A data frame with 24 observations on the following 5 variables.

file

name of dataset

class

class of dataset

nobs

number of observations

nvar

number of variables

title

dataset title

Details

This dataset is generated using vcdExtra::datasets(package="Lahman") with some post-processing.

Examples

data(LahmanData)

# find ID variables in the datasets
IDvars <- lapply(LahmanData[,"file"], function(x) grep('.*ID$', colnames(get(x)), value=TRUE))
names(IDvars) <- LahmanData[,"file"]
str(IDvars)
#> List of 27
#>  $ AllstarFull        : chr [1:5] "playerID" "yearID" "gameID" "teamID" ...
#>  $ Appearances        : chr [1:4] "yearID" "teamID" "lgID" "playerID"
#>  $ AwardsManagers     : chr [1:4] "playerID" "awardID" "yearID" "lgID"
#>  $ AwardsPlayers      : chr [1:4] "playerID" "awardID" "yearID" "lgID"
#>  $ AwardsShareManagers: chr [1:4] "awardID" "yearID" "lgID" "playerID"
#>  $ AwardsSharePlayers : chr [1:4] "awardID" "yearID" "lgID" "playerID"
#>  $ Batting            : chr [1:4] "playerID" "yearID" "teamID" "lgID"
#>  $ BattingPost        : chr [1:4] "yearID" "playerID" "teamID" "lgID"
#>  $ CollegePlaying     : chr [1:3] "playerID" "schoolID" "yearID"
#>  $ Fielding           : chr [1:4] "playerID" "yearID" "teamID" "lgID"
#>  $ FieldingOF         : chr [1:2] "playerID" "yearID"
#>  $ FieldingOFsplit    : chr [1:4] "playerID" "yearID" "teamID" "lgID"
#>  $ FieldingPost       : chr [1:4] "playerID" "yearID" "teamID" "lgID"
#>  $ HallOfFame         : chr [1:2] "playerID" "yearID"
#>  $ HomeGames          : chr(0) 
#>  $ Managers           : chr [1:4] "playerID" "yearID" "teamID" "lgID"
#>  $ ManagersHalf       : chr [1:4] "playerID" "yearID" "teamID" "lgID"
#>  $ Parks              : chr(0) 
#>  $ People             : chr [1:3] "playerID" "bbrefID" "retroID"
#>  $ Pitching           : chr [1:4] "playerID" "yearID" "teamID" "lgID"
#>  $ PitchingPost       : chr [1:4] "playerID" "yearID" "teamID" "lgID"
#>  $ Salaries           : chr [1:4] "yearID" "teamID" "lgID" "playerID"
#>  $ Schools            : chr "schoolID"
#>  $ SeriesPost         : chr "yearID"
#>  $ Teams              : chr [1:5] "yearID" "lgID" "teamID" "franchID" ...
#>  $ TeamsFranchises    : chr "franchID"
#>  $ TeamsHalf          : chr [1:4] "yearID" "lgID" "teamID" "divID"
# vector of unique ID variables
unique(unlist(IDvars))
#>  [1] "playerID" "yearID"   "gameID"   "teamID"   "lgID"     "awardID" 
#>  [7] "schoolID" "bbrefID"  "retroID"  "franchID" "divID"   
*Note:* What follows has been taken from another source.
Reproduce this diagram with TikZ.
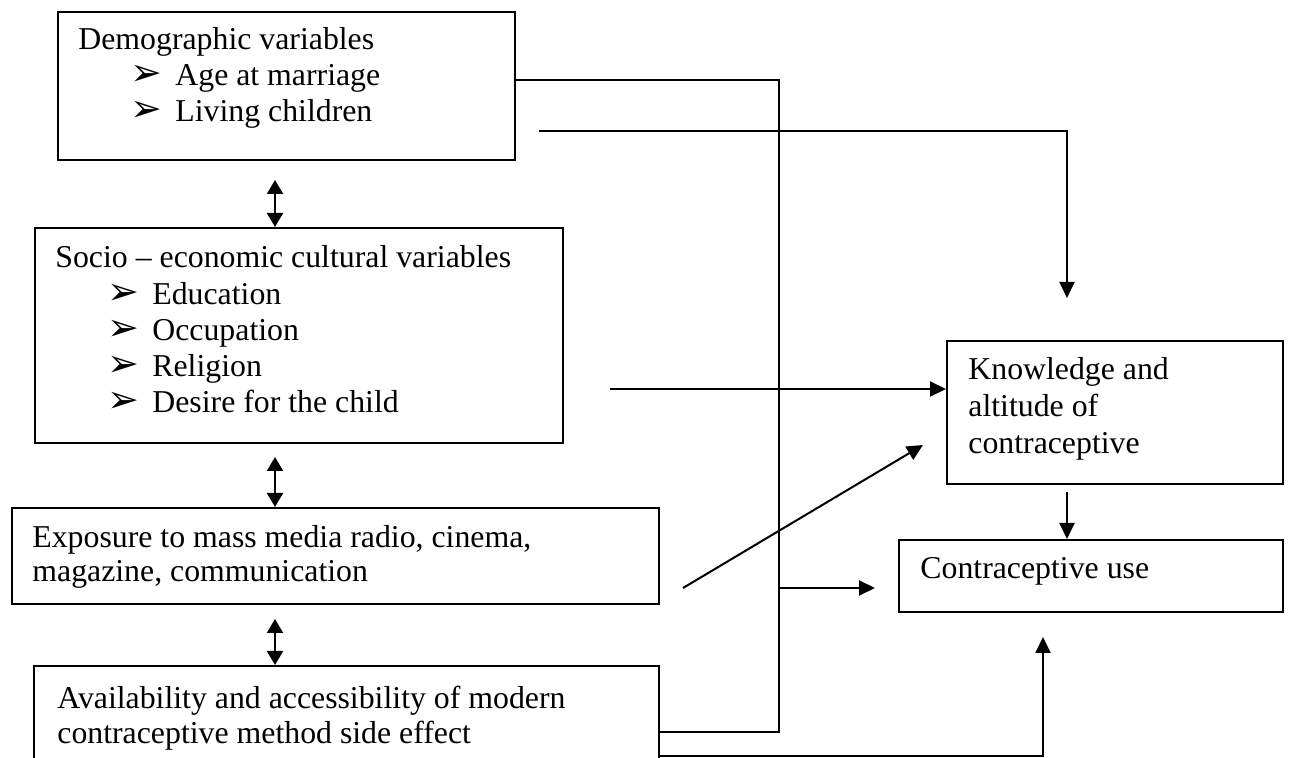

# which datasets have playerID?
names(which(sapply(IDvars, function(x) "playerID" %in% x)))
#>  [1] "AllstarFull"         "Appearances"         "AwardsManagers"     
#>  [4] "AwardsPlayers"       "AwardsShareManagers" "AwardsSharePlayers" 
#>  [7] "Batting"             "BattingPost"         "CollegePlaying"     
#> [10] "Fielding"            "FieldingOF"          "FieldingOFsplit"    
#> [13] "FieldingPost"        "HallOfFame"          "Managers"           
#> [16] "ManagersHalf"        "People"              "Pitching"           
#> [19] "PitchingPost"        "Salaries"           

################################################
# Visualize relations among datasets via an MDS
################################################
# jaccard distance between two sets; assure positivity
jaccard <- function(A, B) {
  max(1 - length(intersect(A,B)) / length(union(A,B)), .00001)
}  

distmat <- function(vars, FUN=jaccard) {
  nv <- length(vars)
  d <- matrix(0, nv, nv, dimnames=list(names(vars), names(vars)))
  
  for(i in 1:nv) {
    for (j in 1:nv) {
      if (i != j) d[i,j] <- FUN(vars[[i]], vars[[j]])
    }
  }
  
  d[is.nan(d)] = 0
  
  d
}

# do an MDS on distances
distID <- distmat(IDvars)
config <- cmdscale(distID)

pos=rep(1:4, length=nrow(config))
plot(config[,1], config[,2], xlab = "", ylab = "", asp = 1, axes=FALSE,
  main="MDS of ID variable distances of Lahman tables")
abline(h=0, v=0, col="gray80")
text(config[,1], config[,2], rownames(config), cex = 0.75, pos=pos, xpd=NA)